Giving credit where it’s due, I need to thank Jimmy Kimmel and Matthew Fox for tweaking my instant analysis of the Lost finale (especially Fox for using the word “nanosecond”). I had a fair idea of what I thought, but it was too soon to come up with more than a broad view of the meaning. Their brief conversation minutes after the program ended gave me the extra perspective I need.

In the end (and especially in “The End”), Lost is about death. Not about the process, or about where you go afterward, but about what happens at the exact moment. The sixth season was about redemption, and connection, and forgiveness. The entire series explored time in various parameters, and the finale took us to a place where time doesn’t matter, because it no longer exists.

What happened on the island was real, but what happened in the sideways timeline was more important to our characters (and very real as well, but in a different way). And the island gave that to them. It allowed lost souls to come together and create a society that meant enough to them that at the moment of their deaths, wherever and whenever they happened, they found each other again and realized how much they mattered to each other.

Even though the last scene takes place in a church, I don’t think the show is about religion, and it’s certainly not about any specific religious belief. We don’t know what happens after Christian Shephard opens the door and the non-survivors head toward the bright white light, do we? If you accept the mythology of the show as presented, you can still interpret the details in a way that makes sense to you. Maybe that’s what “faith” is all about after all.
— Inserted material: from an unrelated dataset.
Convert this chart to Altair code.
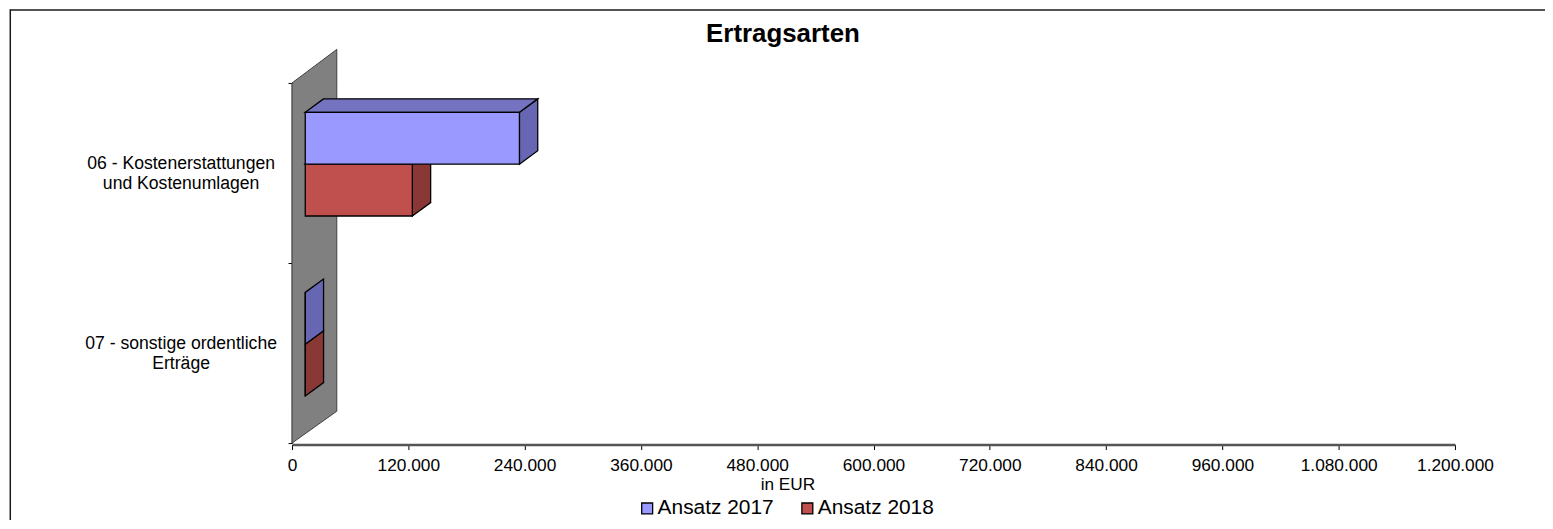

Because it’s a work of imagination, you can bend the metaphysics any way that brings it all together for you. That’s why I’m not upset that all the mysteries weren’t solved. I’m satisfied with the emotional resonance of the finale, and I’m more than happy with the individual moments that the characters experienced. In the end, people needed each other in order to make peace with the way they’d lived their lives. And the island gave them that, too.




14 May 2010



Some of the carping by fans and critics, especially regarding the last ten minutes, is overly informed by people’s own belief systems, or what they know of various common beliefs. I don’t think you have to invalidate any episode or even any scene because of what was revealed at the end. In fact, you don’t really have to accept the scene in the church at face value, any more than any other scene in the six seasons. You also don’t have to believe in anything in order to accept Lost on its own terms. That’s the beauty of storytelling of this magnitude.